A November 2004 TALON report addresses a “protest against the Iraq war . . . planned by a Sacramento chapter of a U.S. domestic group at the Sacramento Military Entrance Processing Station.” According to the report, “this specific group is deeply into ‘counter-recruiting,'” and views the station “as their last chance to influence a decision to enlist.” The TALON relates that the San Francisco Joint Terrorism Task Force had advised commanders of the San Francisco and San Jose stations of the protests, and notes that “it appears this protest will most likely be peaceful, but some type of vandalism is always a possibility.”

At least five other TALONS targeted protest activity on college campuses. An April 2005 TALON from an “active duty U.S. Army officer” reports on protests organized by the group Veterans for Peace (“VFP”), which the TALON describes as “a peaceful antiwar/ anti-military organization.” The TALON notes that VFP members set up hundreds of white crosses representing soldiers killed in Iraq near the student union at New Mexico State University in Las Cruces, New Mexico. The TALON lists eight other university campuses where VFP planned to hold protests, including the University of New Orleans, Emory University, Kent State University, Howard University, and Northwestern University. The TALON also notes that although VFP applied for and received permission to hold the protest at New Mexico State University, the source could not determine whether VFP had “applied for or been granted permission to hold protest[s] on the campuses listed in this report.” Without any evident basis, the TALON further states that although VFP is “a peaceful organization . . . there is potential [that] future protest[s] could become violent.”

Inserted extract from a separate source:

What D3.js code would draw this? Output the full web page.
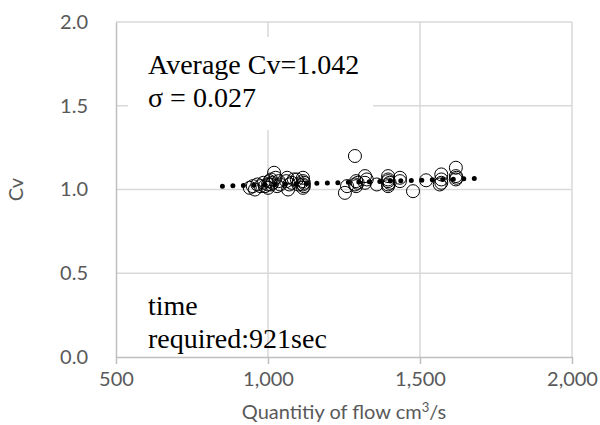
<!DOCTYPE html>
<html>
<head>
<meta charset="utf-8">
<script src="https://cdn.jsdelivr.net/npm/d3@7"></script>
<style>
  body { margin: 0; background: #fff; }
  svg { display: block; }
</style>
</head>
<body>
<script>
// measured points (flow cm3/s, Cv)
const flow = [940, 950, 957, 965, 975, 985, 990, 1000, 1005, 1010, 1015, 1020, 1025, 1030, 1035, 1040,
              1060, 1063, 1066, 1070, 1078, 1085, 1095, 1100, 1115, 1115, 1115, 1115, 1118, 1118, 1000, 1010,
              1253, 1260, 1286, 1286, 1290, 1290, 1295, 1319, 1319, 1325, 1358, 1395, 1395, 1395, 1395, 1395,
              1400, 1434, 1434, 1477, 1520, 1570, 1570, 1570, 1565, 1618, 1618, 1618, 1620];
const cv =   [1.01, 1.02, 1.00, 1.03, 1.02, 1.04, 1.02, 1.03, 1.05, 1.03, 1.04, 1.10, 1.07, 1.02, 1.05, 1.03,
              1.05, 1.07, 1.00, 1.03, 1.04, 1.06, 1.06, 1.03, 1.07, 1.05, 1.03, 1.01, 1.04, 1.02, 1.01, 1.06,
              0.98, 1.02, 1.20, 1.03, 1.05, 1.02, 1.04, 1.08, 1.04, 1.06, 1.03, 1.08, 1.06, 1.05, 1.03, 1.02,
              1.04, 1.07, 1.05, 0.99, 1.055, 1.09, 1.06, 1.04, 1.03, 1.13, 1.08, 1.06, 1.07];

// linear trend line ends
const trendX = [850, 1690];
const trendY = [1.02, 1.066];

const xTicks = [500, 1000, 1500, 2000];
const yTicks = [0, 0.5, 1.0, 1.5, 2.0];

const note1 = ['Average Cv=1.042', '\u03c3 = 0.027'];
const note2 = ['time', 'required:921sec'];

const WIDTH = 600, HEIGHT = 425;
const LEFT = 116, RIGHT = 572, TOP = 22, BOTTOM = 357;

const svg = d3.select('body').append('svg')
    .attr('width', WIDTH)
    .attr('height', HEIGHT);

const x = d3.scaleLinear().domain([500, 2000]).range([LEFT, RIGHT]);
const y = d3.scaleLinear().domain([0, 2]).range([BOTTOM, TOP]);

// gridlines
svg.append('g')
  .selectAll('line.h')
  .data(yTicks.slice(1))
  .enter().append('line')
    .attr('x1', LEFT).attr('x2', RIGHT)
    .attr('y1', d => y(d)).attr('y2', d => y(d))
    .attr('stroke', '#d9d9d9').attr('stroke-width', 1.5);

svg.append('g')
  .selectAll('line.v')
  .data(xTicks.slice(1))
  .enter().append('line')
    .attr('x1', d => x(d)).attr('x2', d => x(d))
    .attr('y1', TOP).attr('y2', BOTTOM)
    .attr('stroke', '#d9d9d9').attr('stroke-width', 1.5);

// x axis
const xAxis = svg.append('g')
    .attr('transform', `translate(0,${BOTTOM})`)
    .call(d3.axisBottom(x).tickValues(xTicks).tickFormat(d3.format(',')).tickSizeInner(7).tickSizeOuter(0).tickPadding(8));
xAxis.select('.domain').attr('stroke', '#bfbfbf').attr('stroke-width', 1.5);
xAxis.selectAll('.tick line').attr('stroke', '#bfbfbf').attr('stroke-width', 1.5);
xAxis.selectAll('.tick text')
    .attr('fill', '#595959')
    .style('font-family', 'Lato, sans-serif')
    .style('font-size', '20px');

// y axis
const yAxis = svg.append('g')
    .attr('transform', `translate(${LEFT},0)`)
    .call(d3.axisLeft(y).tickValues(yTicks).tickFormat(d3.format('.1f')).tickSize(0).tickPadding(28));
yAxis.select('.domain').attr('stroke', '#bfbfbf').attr('stroke-width', 1.5);
yAxis.selectAll('.tick text')
    .attr('fill', '#595959')
    .style('font-family', 'Lato, sans-serif')
    .style('font-size', '20px');

// axis titles
svg.append('text')
    .attr('transform', `translate(23,${(TOP + BOTTOM) / 2}) rotate(-90)`)
    .attr('text-anchor', 'middle')
    .attr('fill', '#595959')
    .style('font-family', 'Lato, sans-serif')
    .style('font-size', '20px')
    .text('Cv');

const xt = svg.append('text')
    .attr('x', (LEFT + RIGHT) / 2)
    .attr('y', 419)
    .attr('text-anchor', 'middle')
    .attr('fill', '#595959')
    .style('font-family', 'Lato, sans-serif')
    .style('font-size', '20px');
xt.append('tspan').text('Quantitiy of flow cm');
xt.append('tspan').attr('dy', -7).style('font-size', '13px').text('3');
xt.append('tspan').attr('dy', 7).text('/s');

// white text box for the stats
svg.append('rect')
    .attr('x', 128).attr('y', 37)
    .attr('width', 245).attr('height', 93)
    .attr('fill', '#fff');

svg.append('g')
  .selectAll('text')
  .data(note1)
  .enter().append('text')
    .attr('x', 148)
    .attr('y', (d, i) => 74 + i * 33)
    .style('font-family', '"Liberation Serif", "Times New Roman", serif')
    .style('font-size', '28px')
    .attr('fill', '#000')
    .text(d => d);

svg.append('g')
  .selectAll('text')
  .data(note2)
  .enter().append('text')
    .attr('x', 148)
    .attr('y', (d, i) => 315 + i * 33)
    .style('font-family', '"Liberation Serif", "Times New Roman", serif')
    .style('font-size', '28px')
    .attr('fill', '#000')
    .text(d => d);

// trend line (dotted)
svg.append('path')
    .datum(trendX.map((d, i) => [d, trendY[i]]))
    .attr('d', d3.line().x(d => x(d[0])).y(d => y(d[1])))
    .attr('fill', 'none')
    .attr('stroke', '#000')
    .attr('stroke-width', 5)
    .attr('stroke-linecap', 'round')
    .attr('stroke-dasharray', '0 10.5');

// points
svg.append('g')
  .selectAll('circle')
  .data(flow.map((d, i) => ({flow: d, cv: cv[i]})))
  .enter().append('circle')
    .attr('cx', d => x(d.flow))
    .attr('cy', d => y(d.cv))
    .attr('r', 6.5)
    .attr('fill', 'none')
    .attr('stroke', '#000')
    .attr('stroke-width', 1);
</script>
</body>
</html>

Two TALON reports from April 2005 describe anti-recruiting protests by students at the University of California campuses of Berkeley and Santa Cruz. The source for both TALONs, a “special agent of the federal protective service, U.S. Department of Homeland Security,” relays protest information he received through email alerts. One such email, reproduced in the TALON report, announces: “Counter Recruitment has proven to be an effective tool in actually hindering the Military’s ability to carry out this immoral and unjust war . . . . The Associated Students at the University of California (ASUC) passed a resolution that argued that military recruiters (who refuse to recruit gays and lesbians) violate the University of California’s anti-discrimination policy and therefore should not be allowed access to ASUC facilities.” Because of the “strong support for anti-war protests and movements in the past,” the source declares that there is “a strong potential for a confrontation.” In an update, the source reports that “60 Berkeley students filed into the career fair in ‘sign-file’ and confronted the recruiters one at a time, challeng- ing their anti-gay policies and the war in Iraq. This action took over an hour and effectively shut down the Marine’s operation for most of the day.”

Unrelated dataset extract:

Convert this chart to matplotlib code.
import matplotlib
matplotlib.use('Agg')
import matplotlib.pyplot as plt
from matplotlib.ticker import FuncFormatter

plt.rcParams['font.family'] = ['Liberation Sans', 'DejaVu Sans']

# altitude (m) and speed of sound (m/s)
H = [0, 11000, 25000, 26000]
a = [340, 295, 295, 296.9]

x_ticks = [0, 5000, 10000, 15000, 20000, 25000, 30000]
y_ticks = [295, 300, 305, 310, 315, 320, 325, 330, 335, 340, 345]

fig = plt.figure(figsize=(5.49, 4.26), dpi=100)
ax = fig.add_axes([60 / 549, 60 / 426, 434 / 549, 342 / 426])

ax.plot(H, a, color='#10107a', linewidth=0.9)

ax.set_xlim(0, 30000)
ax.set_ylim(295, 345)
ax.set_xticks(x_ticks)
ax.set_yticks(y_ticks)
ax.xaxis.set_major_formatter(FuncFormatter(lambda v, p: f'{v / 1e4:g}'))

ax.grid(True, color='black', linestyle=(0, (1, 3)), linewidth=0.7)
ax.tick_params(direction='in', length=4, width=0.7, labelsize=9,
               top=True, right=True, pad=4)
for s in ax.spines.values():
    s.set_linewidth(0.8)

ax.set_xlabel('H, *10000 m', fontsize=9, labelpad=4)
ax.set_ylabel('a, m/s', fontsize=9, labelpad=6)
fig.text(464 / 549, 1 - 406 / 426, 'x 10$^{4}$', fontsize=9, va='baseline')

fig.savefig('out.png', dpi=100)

The Georgia State University Students for Peace and Justice appear in another April 2005 TALON. The source, another “special agent of the federal protective service, U.S. Department of Homeland Security,” describes an email alert he received about an “Anti-Recruitment Picket . . . across from City Hall East.” The group’s plans for weekly protests are reported, along with its plans that “visually effective coffins will be in view.” The Atlanta Police Department, the Georgia Information and Sharing Intelligence Center, and the Atlanta Recruiting Battalion were among the local organizations advised of the protests.

Another April 2005 TALON points to an altercation between a soldier and an individual at a university anti-war rally in New Orleans. According to the report, the soldier mistakenly arrived at the campus demonstration and was confronted by the individual. Despite acknowledging that “[i]t is unknown if the individuals involved in the incident are students at the local university or associated with the Veterans for Peace organization,” the report alleges that the incident demonstrates that VFP should be viewed as a possible “threat” to Department of Defense personnel.

A TALON report listing Atlanta-area protests organized by the Georgia Peace and Justice Coalition (“GPJC”) similarly contends that the Students for Peace and Justice Network poses a threat to Department of Defense personnel. Citing a Department of Homeland Security source, the TALON supports its claim by listing prior acts of civil disobedience in California and Texas, including a protest at the University of California Santa Cruz campus, a sit-in, and street theatre. Describing one protest in Austin, Texas, the document notes, “The Protesters blocked the entrance to the recruitment office with two coffins, one draped with an American flag and the other covered with an Iraqi flag, taped posters on the window of the office, and chanted, ‘No more war and occupation. You don’t have to die for an education.'”

The FOIA requests and litigation have contributed to our understanding of the Department of Defense’s collection and maintenance of information about the lawful protest activities of U.S. citizens, but many questions remain unanswered. Although the Pentagon has, commendably, conceded that much of the information regarding anti-war and anti-recruitment activities should not have been retained in its TALON database, far too little is known about how the information was collected in the first place. It cannot be an accident or coincidence that at least 186 protest events involving U.S. citizens ended up in a Pentagon threat database; yet we still do not know under what guidance CIFA was operating when the information was collected. Moreover, the FOIA was aimed solely at one database about which there had already been public reporting. We do not know whether the Department of Defense maintains other threat databases that include similar information, nor whether Department of Defense personnel are engaged in other information-gathering about United States citizens. We do not know the extent to which other federal agencies might have been involved in collecting this information. We do not know whether the information improperly included in the TALON database was distributed to other government agencies. And, we have only the Pentagon’s word that that the errors and misjudgments that led to widespread surveillance of U.S. citizens have been corrected.

It is time for Congress to hold oversight hearings to investigate how these abuses occurred and to ensure that they are not repeated. American citizens must once again be confident that they may exercise their constitutionally protected right to protest government policy without becoming targets of government scrutiny.